British Columbia Premier John Horgan said he was “horrified and heartbroken” to learn of the discovery, calling it a tragedy of “unimaginable proportions” that highlights the violence and consequences of the residential school system.
The Kamloops school operated between 1890 and 1969 when the federal government took over operations from the Catholic Church and operated it as a day school until it closed in 1978.
Casimir said it’s believed the deaths are undocumented, although a local museum archivist is working with the Royal British Columbia Museum to see if any records of the deaths can be found.
“Given the size of the school, with up to 500 students registered and attending at any one time, we understand that this confirmed loss affects First Nations communities across British Columbia and beyond,” Casimir said in the initial release issued late Thursday.
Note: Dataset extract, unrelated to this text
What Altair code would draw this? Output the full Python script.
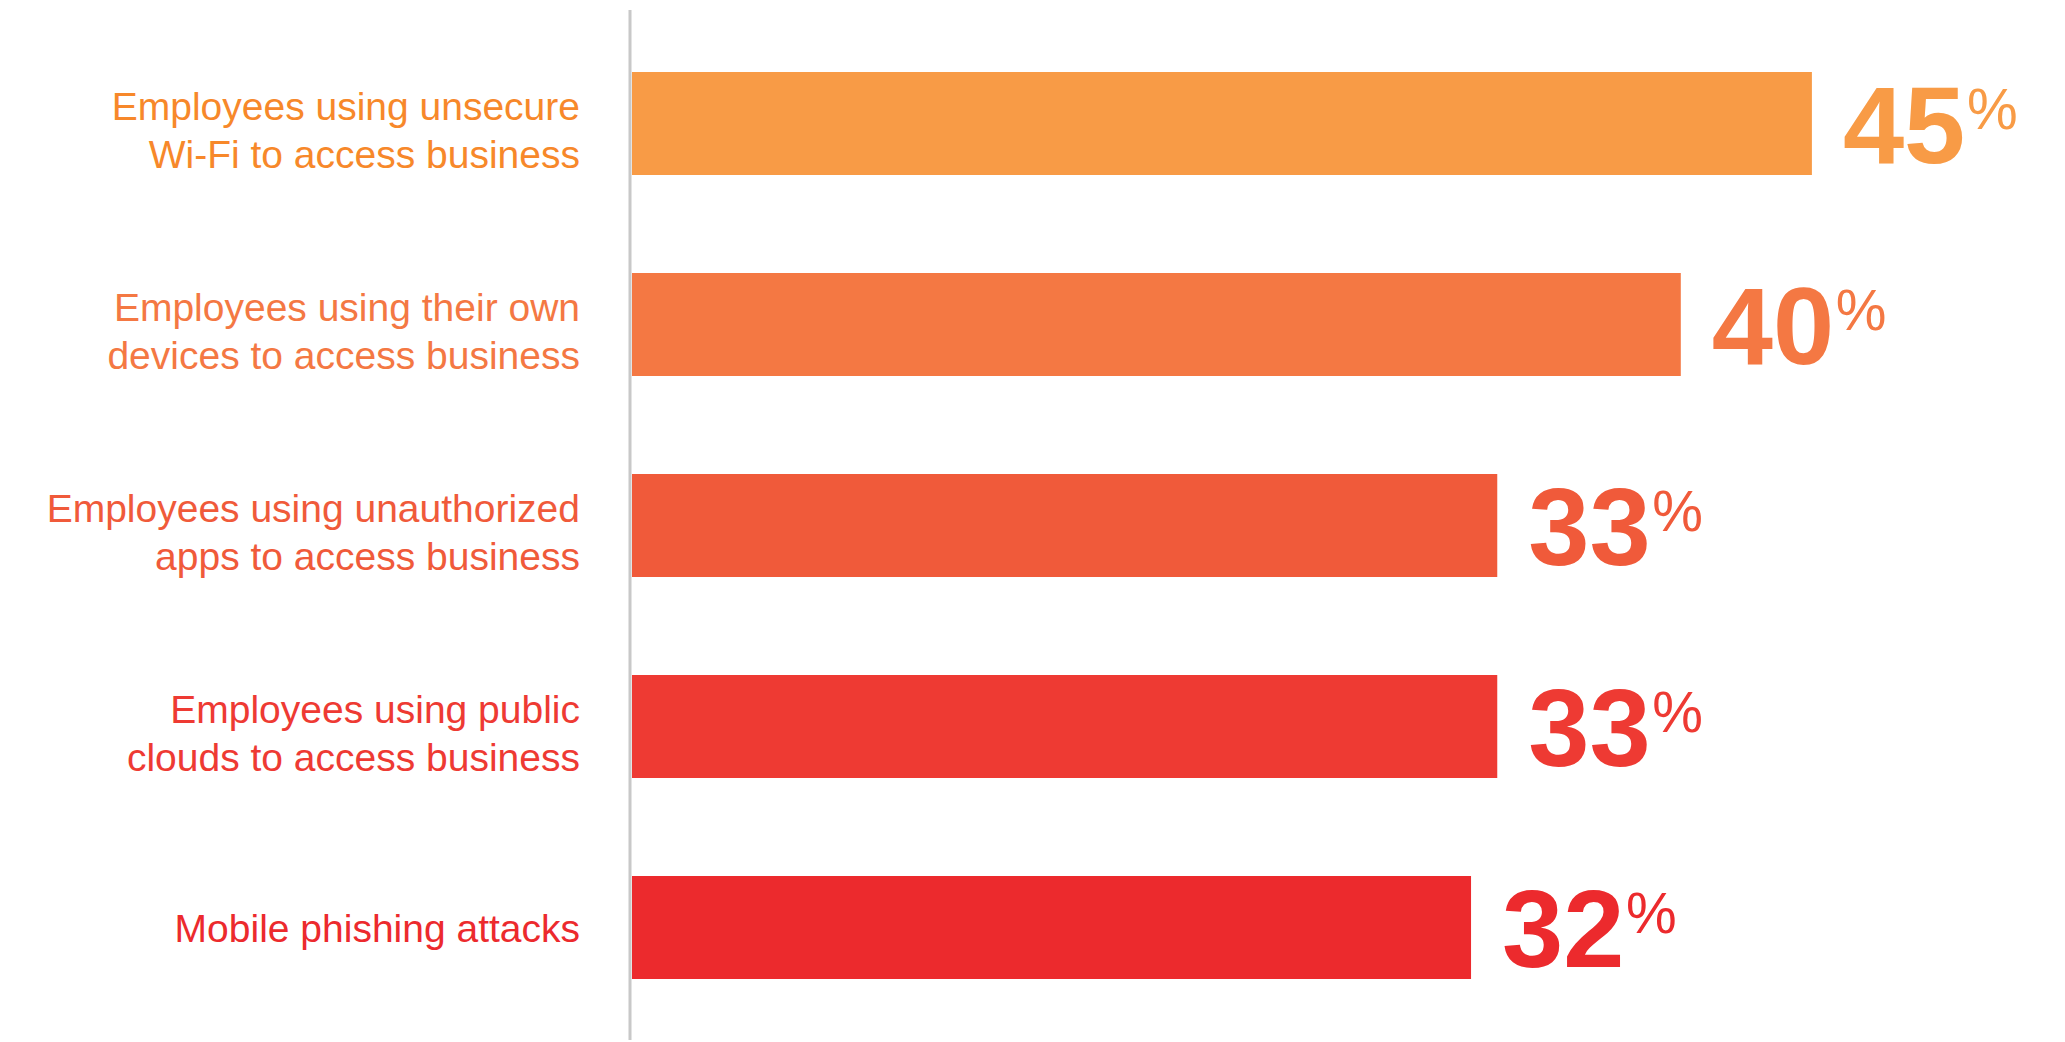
import altair as alt
import pandas as pd

categories = [
    "Employees using unsecure\nWi-Fi to access business",
    "Employees using their own\ndevices to access business",
    "Employees using unauthorized\napps to access business",
    "Employees using public\nclouds to access business",
    "Mobile phishing attacks",
]
values = [45, 40, 33, 33, 32]
bar_colors = ["#F89B46", "#F47843", "#F05A3A", "#EE3A33", "#EC2A2D"]
label_colors = ["#F7882A", "#F47843", "#F05A3A", "#EE3A33", "#EC2A2D"]

df = pd.DataFrame({
    "cat": categories,
    "value": values,
    "num": [str(v) for v in values],
    "bar_color": bar_colors,
    "label_color": label_colors,
    "lines": [c.count("\n") + 1 for c in categories],
})

FONT = "Liberation Sans"

ysc = alt.Scale(paddingInner=0.4876, paddingOuter=0.2438)
xsc = alt.Scale(domain=[0, 50])

base = alt.Chart(df).encode(
    y=alt.Y("cat:N", sort=None, axis=None, scale=ysc)
)

bars = base.mark_bar().encode(
    x=alt.X("value:Q", scale=xsc, axis=None),
    color=alt.Color("bar_color:N", scale=None),
)

nums = base.mark_text(
    align="left", baseline="alphabetic", dx=31, dy=39,
    fontSize=110, fontWeight="bold", font=FONT,
).encode(
    x=alt.X("value:Q", scale=xsc, axis=None),
    text="num:N",
    color=alt.Color("bar_color:N", scale=None),
)

pct = base.mark_text(
    align="left", baseline="alphabetic", dx=155, dy=5,
    fontSize=57, font=FONT,
).encode(
    x=alt.X("value:Q", scale=xsc, axis=None),
    text=alt.value("%"),
    color=alt.Color("bar_color:N", scale=None),
)

labels2 = base.transform_filter("datum.lines == 2").mark_text(
    align="right", baseline="middle", lineBreak="\n", lineHeight=48,
    fontSize=39, font=FONT, dy=-16,
).encode(
    x=alt.value(-52),
    text="cat:N",
    color=alt.Color("label_color:N", scale=None),
)

labels1 = base.transform_filter("datum.lines == 1").mark_text(
    align="right", baseline="middle",
    fontSize=39, font=FONT, dy=2,
).encode(
    x=alt.value(-52),
    text="cat:N",
    color=alt.Color("label_color:N", scale=None),
)

rule = alt.Chart(pd.DataFrame({"a": [0]})).mark_rule(
    color="#C8C8C8", strokeWidth=3
).encode(
    x=alt.value(-2), y=alt.value(-13), y2=alt.value(1017)
)

chart = alt.layer(rule, bars, nums, pct, labels2, labels1).properties(
    width=1311, height=1005,
    padding={"left": 632, "top": 23, "right": 122, "bottom": 14},
    autosize=alt.AutoSizeParams(type="none"),
    background="white",
).configure_view(strokeWidth=0, stroke="transparent")

chart.save("out.html", embed_options={"renderer": "svg", "actions": False})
The leadership of the Tk’emlups community “acknowledges their responsibility to caretake for these lost children,” Casimir said.
Access to the latest technology allows for a true accounting of the missing children and will hopefully bring some peace and closure to those lives lost, she said in the release.
Casimir said band officials are informing community members and surrounding communities that had children who attended the school.
The First Nations Health Authority called the discovery of the children’s remains “extremely painful” and said in a website posting that it “will have a significant impact on the Tk’emlúps community and in the communities served by this residential school.”